Houshmandzadeh is a practice squad candidate, but players must be waived first before going on that five-man list. There's a good shot another team would pluck Houshmandzadeh off waivers, just like the Bengals did Farmer last year when the Steelers cut their fourth-round pick. Ironically, Farmer also was hampered by a training-camp foot problem with a sore ankle.

Except for an early hamstring pull, the 6-3 Farmer has been the picture of health this summer and he's caught everything but the code red computer virus. They get nervous about his speed and his lack of special teams experience. But then they watch him make a catch in traffic and think about his four-catch, two-minute drill that rescued last season's Jacksonville game and they stop worrying.

"I run a 4.48, 4.49," said Farmer of his 40-yard dash time. He also worked with a speed coach as well as a strength coach back home in Los Angeles over the offseason.

"People joke about it, but I think if you ask the corners, they'll tell you I'm not that slow," Farmer said.

OK, pick one.

"He may look slow, but he's got deceptive speed," said cornerback Robert Bean. "Farmer's a solid player. He's got great hands and if you're not paying attention, he'll run right by you. And he can jump at the goal line and get the ball."

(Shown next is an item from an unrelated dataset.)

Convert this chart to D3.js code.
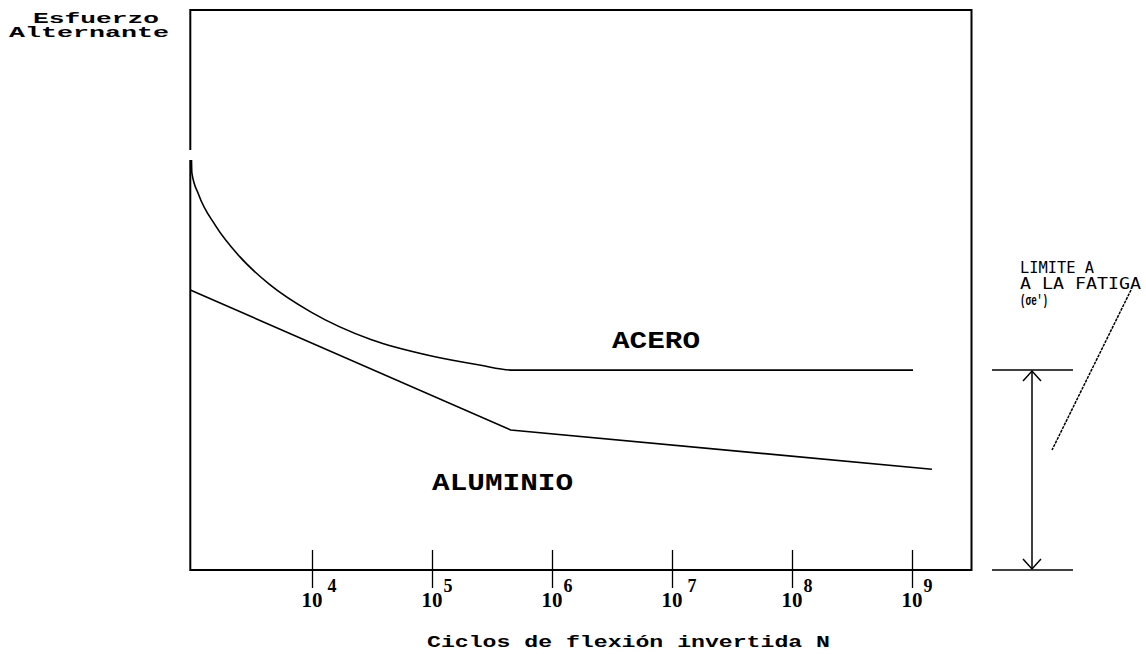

Because he arrived just before last year's regular-season opener, Farmer didn't play special teams until now. He thinks once he does it regularly, he can do it.

But with the Bengals using more three- and four-receiver sets, Farmer's fate may not be tied as much to teams.

"I think this year the fourth receiver is going to be playing a lot more than last year and the guy who has to be more the special teams guy is the fifth guy," Mooshagian said.

"If anybody gets dinged in that three-wide package, Farmer has played all three spots and if he's the fourth guy then he goes right in there."

Farmer, who also played volleyball at UCLA, is a pretty good athlete himself. He looks around and sees all kinds of guys like himself. No slouches.

"I think it's all going to come down to what kind of guys the coaches want," Farmer said, "because we can all play."

Mooshagian is just hoping Buffalo and Indianapolis are more clear cut than Florida.